When it comes to the New Testament, Catholics give preeminence to the Gospels. As is the case when reading the OT, Harrington notes how biblical scholars incorporate the insights of critical theology when approaching the Gospels. They recognize that the Gospels must not only be read as uninterpreted stories of Jesus, but also read in the light of the early church and the Evangelists, who wrote them with an eye to the original communities that received them.
Finally, Catholics insist that Bible readers seek to grasp the spiritual sense and contemporary application of the text.
While insisting on the historical-critical method as “indispensable,” official Catholic teaching also insists that it is not totally adequate. Besides establishing the author’s intention and the meaning in its original historical context, the interpreter must also consider the spiritual sense of the text, that is, what the text might mean today for an individual or for a group.

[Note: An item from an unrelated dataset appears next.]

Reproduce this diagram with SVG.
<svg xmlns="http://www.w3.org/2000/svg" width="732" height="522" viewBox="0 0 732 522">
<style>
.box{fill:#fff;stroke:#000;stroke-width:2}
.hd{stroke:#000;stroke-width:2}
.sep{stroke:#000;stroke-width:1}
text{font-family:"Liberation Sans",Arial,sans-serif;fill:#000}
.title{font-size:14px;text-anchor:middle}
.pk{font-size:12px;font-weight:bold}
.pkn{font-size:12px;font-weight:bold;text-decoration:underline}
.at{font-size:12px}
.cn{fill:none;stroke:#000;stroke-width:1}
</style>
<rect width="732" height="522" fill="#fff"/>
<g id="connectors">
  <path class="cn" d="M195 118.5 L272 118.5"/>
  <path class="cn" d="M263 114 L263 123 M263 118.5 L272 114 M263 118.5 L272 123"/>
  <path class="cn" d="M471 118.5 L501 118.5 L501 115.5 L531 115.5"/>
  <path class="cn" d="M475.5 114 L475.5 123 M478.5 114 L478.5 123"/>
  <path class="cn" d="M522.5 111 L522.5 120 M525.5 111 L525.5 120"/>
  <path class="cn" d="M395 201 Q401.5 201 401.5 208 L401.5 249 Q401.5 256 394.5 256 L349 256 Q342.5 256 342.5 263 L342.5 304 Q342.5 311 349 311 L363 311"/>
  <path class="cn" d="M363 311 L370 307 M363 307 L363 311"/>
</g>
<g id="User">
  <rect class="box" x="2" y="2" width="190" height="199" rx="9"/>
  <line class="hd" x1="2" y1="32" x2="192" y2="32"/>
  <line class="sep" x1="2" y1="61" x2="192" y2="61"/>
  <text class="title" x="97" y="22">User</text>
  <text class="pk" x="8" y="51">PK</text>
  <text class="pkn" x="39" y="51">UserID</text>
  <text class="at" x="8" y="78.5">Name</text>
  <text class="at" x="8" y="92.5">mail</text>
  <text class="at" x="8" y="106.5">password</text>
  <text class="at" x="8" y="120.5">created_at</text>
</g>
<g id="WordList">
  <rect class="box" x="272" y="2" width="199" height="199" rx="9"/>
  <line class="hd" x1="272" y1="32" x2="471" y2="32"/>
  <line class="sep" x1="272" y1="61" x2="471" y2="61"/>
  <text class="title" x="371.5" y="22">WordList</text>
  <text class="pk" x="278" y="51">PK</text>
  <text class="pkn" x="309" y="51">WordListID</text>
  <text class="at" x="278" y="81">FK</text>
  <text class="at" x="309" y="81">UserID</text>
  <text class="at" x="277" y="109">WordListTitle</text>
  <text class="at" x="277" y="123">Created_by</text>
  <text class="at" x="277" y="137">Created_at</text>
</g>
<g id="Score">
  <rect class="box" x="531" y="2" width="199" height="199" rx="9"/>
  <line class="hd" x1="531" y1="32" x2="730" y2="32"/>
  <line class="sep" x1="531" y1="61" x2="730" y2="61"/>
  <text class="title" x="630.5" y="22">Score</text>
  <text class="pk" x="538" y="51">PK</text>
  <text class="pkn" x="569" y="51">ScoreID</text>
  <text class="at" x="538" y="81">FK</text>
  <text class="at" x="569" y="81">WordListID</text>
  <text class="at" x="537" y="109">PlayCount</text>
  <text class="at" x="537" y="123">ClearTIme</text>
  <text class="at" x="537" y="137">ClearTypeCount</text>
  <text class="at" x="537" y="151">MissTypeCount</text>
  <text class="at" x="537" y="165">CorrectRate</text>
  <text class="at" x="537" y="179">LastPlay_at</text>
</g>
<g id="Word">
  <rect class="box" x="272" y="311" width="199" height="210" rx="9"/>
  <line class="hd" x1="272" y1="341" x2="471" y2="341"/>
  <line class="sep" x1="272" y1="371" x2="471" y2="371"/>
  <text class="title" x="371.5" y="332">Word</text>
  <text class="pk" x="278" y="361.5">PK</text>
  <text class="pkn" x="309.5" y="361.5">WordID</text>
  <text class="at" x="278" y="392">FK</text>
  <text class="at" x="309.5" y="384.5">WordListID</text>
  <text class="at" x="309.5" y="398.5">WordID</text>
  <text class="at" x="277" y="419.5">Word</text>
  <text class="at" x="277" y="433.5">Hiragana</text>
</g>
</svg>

This idea is based on the biblical concept of the word of God as something living and active, having an effect not only in the past but also, and especially, in the present and future (see Isa 55:10–11; Heb 4:12). Ideally, the spiritual sense should flow from the literal sense.
…To be authentic, a spiritual reading of the biblical text must keep in mind three things: the literal sense, the paschal mystery, and the present circumstances.

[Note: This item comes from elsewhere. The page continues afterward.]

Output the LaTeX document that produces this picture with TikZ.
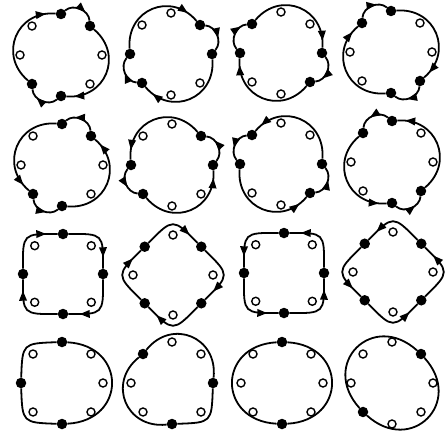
\documentclass[tikz,border=0pt]{standalone}
\usetikzlibrary{calc,decorations.markings,arrows.meta}
\tikzset{
  fdot/.style={circle,fill=black,inner sep=0pt,minimum size=10.5pt},
  odot/.style={circle,draw=black,fill=white,line width=1.4pt,inner sep=0pt,minimum size=8pt},
  loopline/.style={line width=1.8pt,draw=black},
  arrowat/.style={postaction={decorate,decoration={markings,mark=at position #1 with {\arrow{Triangle[length=10pt,width=7.5pt]}}}}},
}
% \mkcell{name}{cx}{cy}{ring radius}{k/style list}
\newcommand\mkcell[5]{%
  \coordinate (#1) at (#2,#3);
  \foreach \kk/\tp in {#5}{%
    \pgfmathsetmacro\cellang{\kk*45}%
    \node[\tp] (#1-\kk) at ($(#1)+(\cellang:#4)$) {};}%
}
% \seg{cell}{ka}{kb}{angA}{angB}{frac}{rho}{options}
\newcommand\seg[8]{%
  \pgfmathsetmacro\segP{#4+(#5-#4)*#6}%
  \pgfmathsetmacro\segQ{#5-(#5-#4)*#6}%
  \draw[loopline,#8] (#1-#2) .. controls ($(#1)+(\segP:#7)$) and ($(#1)+(\segQ:#7)$) .. (#1-#3);
}
% short (45 deg) and long (135 deg) pieces
\newcommand\sseg[6]{\seg{#1}{#2}{#3}{#4}{#5}{0.3}{53}{arrowat=#6}}
\newcommand\lseg[6]{\seg{#1}{#2}{#3}{#4}{#5}{0.3333}{63}{arrowat=#6}}
\newcommand\qseg[5]{\seg{#1}{#2}{#3}{#4}{#5}{0.5}{57}{arrowat=0.82}}
\begin{document}
\begin{tikzpicture}[x=1pt,y=-1pt]
\useasboundingbox (0,0) rectangle (447,436);
% ---------- row 1 (clockwise)
\mkcell{c11}{61}{55}{41}{0/odot,1/odot,2/fdot,3/fdot,4/odot,5/odot,6/fdot,7/fdot}
\sseg{c11}{6}{7}{270}{315}{0.7}
\lseg{c11}{7}{2}{315}{450}{0.92}
\sseg{c11}{2}{3}{90}{135}{0.7}
\lseg{c11}{3}{6}{135}{270}{0.9}

\mkcell{c12}{171}{54}{41}{0/fdot,1/odot,2/odot,3/fdot,4/fdot,5/odot,6/odot,7/fdot}
\lseg{c12}{4}{7}{180}{315}{0.88}
\sseg{c12}{7}{0}{315}{360}{0.6}
\lseg{c12}{0}{3}{0}{135}{0.9}
\sseg{c12}{3}{4}{135}{180}{0.5}

\mkcell{c13}{281}{53}{41}{0/fdot,1/fdot,2/odot,3/odot,4/fdot,5/fdot,6/odot,7/odot}
\sseg{c13}{4}{5}{180}{225}{0.8}
\lseg{c13}{5}{0}{225}{360}{0.93}
\sseg{c13}{0}{1}{0}{45}{0.75}
\lseg{c13}{1}{4}{45}{180}{0.93}

\mkcell{c14}{391}{52}{41}{0/odot,1/fdot,2/fdot,3/odot,4/odot,5/fdot,6/fdot,7/odot}
\sseg{c14}{5}{6}{225}{270}{0.65}
\lseg{c14}{6}{1}{270}{405}{0.93}
\sseg{c14}{1}{2}{45}{90}{0.6}
\lseg{c14}{2}{5}{90}{225}{0.92}
% ---------- row 2 (counter-clockwise)
\mkcell{c21}{62}{165}{41}{0/odot,1/odot,2/fdot,3/fdot,4/odot,5/odot,6/fdot,7/fdot}
\lseg{c21}{6}{3}{270}{135}{0.92}
\sseg{c21}{3}{2}{135}{90}{0.6}
\lseg{c21}{2}{7}{90}{-45}{0.93}
\sseg{c21}{7}{6}{-45}{-90}{0.7}

\mkcell{c22}{172}{165}{41}{0/fdot,1/odot,2/odot,3/fdot,4/fdot,5/odot,6/odot,7/fdot}
\lseg{c22}{7}{4}{315}{180}{0.9}
\sseg{c22}{4}{3}{180}{135}{0.6}
\lseg{c22}{3}{0}{135}{0}{0.92}
\sseg{c22}{0}{7}{0}{-45}{0.7}

\mkcell{c23}{281}{164}{41}{0/fdot,1/fdot,2/odot,3/odot,4/fdot,5/fdot,6/odot,7/odot}
\lseg{c23}{0}{5}{360}{225}{0.92}
\sseg{c23}{5}{4}{225}{180}{0.6}
\lseg{c23}{4}{1}{180}{45}{0.9}
\sseg{c23}{1}{0}{45}{0}{0.6}

\mkcell{c24}{392}{162}{41}{0/odot,1/fdot,2/fdot,3/odot,4/odot,5/fdot,6/fdot,7/odot}
\lseg{c24}{1}{6}{405}{270}{0.92}
\sseg{c24}{6}{5}{270}{225}{0.6}
\lseg{c24}{5}{2}{225}{90}{0.92}
\sseg{c24}{2}{1}{90}{45}{0.65}
% ---------- row 3
\mkcell{c31}{63}{274}{40}{0/fdot,1/odot,2/fdot,3/odot,4/fdot,5/odot,6/fdot,7/odot}
\qseg{c31}{4}{6}{180}{270}
\qseg{c31}{6}{0}{270}{360}
\qseg{c31}{0}{2}{0}{90}
\qseg{c31}{2}{4}{90}{180}

\mkcell{c32}{173}{275}{40}{0/odot,1/fdot,2/odot,3/fdot,4/odot,5/fdot,6/odot,7/fdot}
\qseg{c32}{5}{7}{225}{315}
\qseg{c32}{7}{1}{315}{405}
\qseg{c32}{1}{3}{45}{135}
\qseg{c32}{3}{5}{135}{225}

\mkcell{c33}{284}{273}{40}{0/fdot,1/odot,2/fdot,3/odot,4/fdot,5/odot,6/fdot,7/odot}
\qseg{c33}{0}{6}{360}{270}
\qseg{c33}{6}{4}{270}{180}
\qseg{c33}{4}{2}{180}{90}
\qseg{c33}{2}{0}{90}{0}

\mkcell{c34}{393}{272}{40}{0/odot,1/fdot,2/odot,3/fdot,4/odot,5/fdot,6/odot,7/fdot}
\qseg{c34}{7}{5}{315}{225}
\qseg{c34}{5}{3}{225}{135}
\qseg{c34}{3}{1}{135}{45}
\qseg{c34}{1}{7}{45}{-45}
% ---------- row 4 (no arrows)
\mkcell{c41}{62}{383}{41}{0/odot,1/odot,2/fdot,3/odot,4/fdot,5/odot,6/fdot,7/odot}
\seg{c41}{2}{4}{90}{180}{0.5}{56}{}
\seg{c41}{4}{6}{180}{270}{0.5}{56}{}
\seg{c41}{6}{2}{270}{450}{0.3333}{75}{}

\mkcell{c42}{172}{383}{41}{0/fdot,1/odot,2/fdot,3/odot,4/odot,5/fdot,6/odot,7/odot}
\seg{c42}{5}{0}{225}{360}{0.3333}{65}{}
\seg{c42}{0}{2}{0}{90}{0.5}{56}{}
\seg{c42}{2}{5}{90}{225}{0.3333}{65}{}

\mkcell{c43}{282}{383}{41}{0/odot,1/odot,2/fdot,3/odot,4/odot,5/odot,6/fdot,7/odot}
\seg{c43}{6}{2}{270}{450}{0.3333}{75}{}
\seg{c43}{2}{6}{90}{270}{0.3333}{75}{}

\mkcell{c44}{392}{383}{41}{0/odot,1/odot,2/odot,3/fdot,4/odot,5/odot,6/odot,7/fdot}
\seg{c44}{7}{3}{315}{495}{0.3333}{75}{}
\seg{c44}{3}{7}{135}{315}{0.3333}{75}{}
\end{tikzpicture}
\end{document}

This happens on an individual and group level through such practices as lectio divina, by which the scriptures become “actualized” in people’s lives and in the life of the community. But the primary way by which the Bible’s teaching and lessons are accessed by the people of God is through the Eucharistic liturgy. Harrington details the ways the church has responded to Vatican II by revising the way the scriptures are presented and explained in worship to help the people.
But he also recognizes problems that continue to trouble the church in its relation to scripture, including biblical illiteracy on the lay level, lack of well trained priests to teach the Bible well, and inadequate interpretive models such as the promise/fulfillment perspective, which essentially turns the Old Testament into a book of prophecies about Jesus.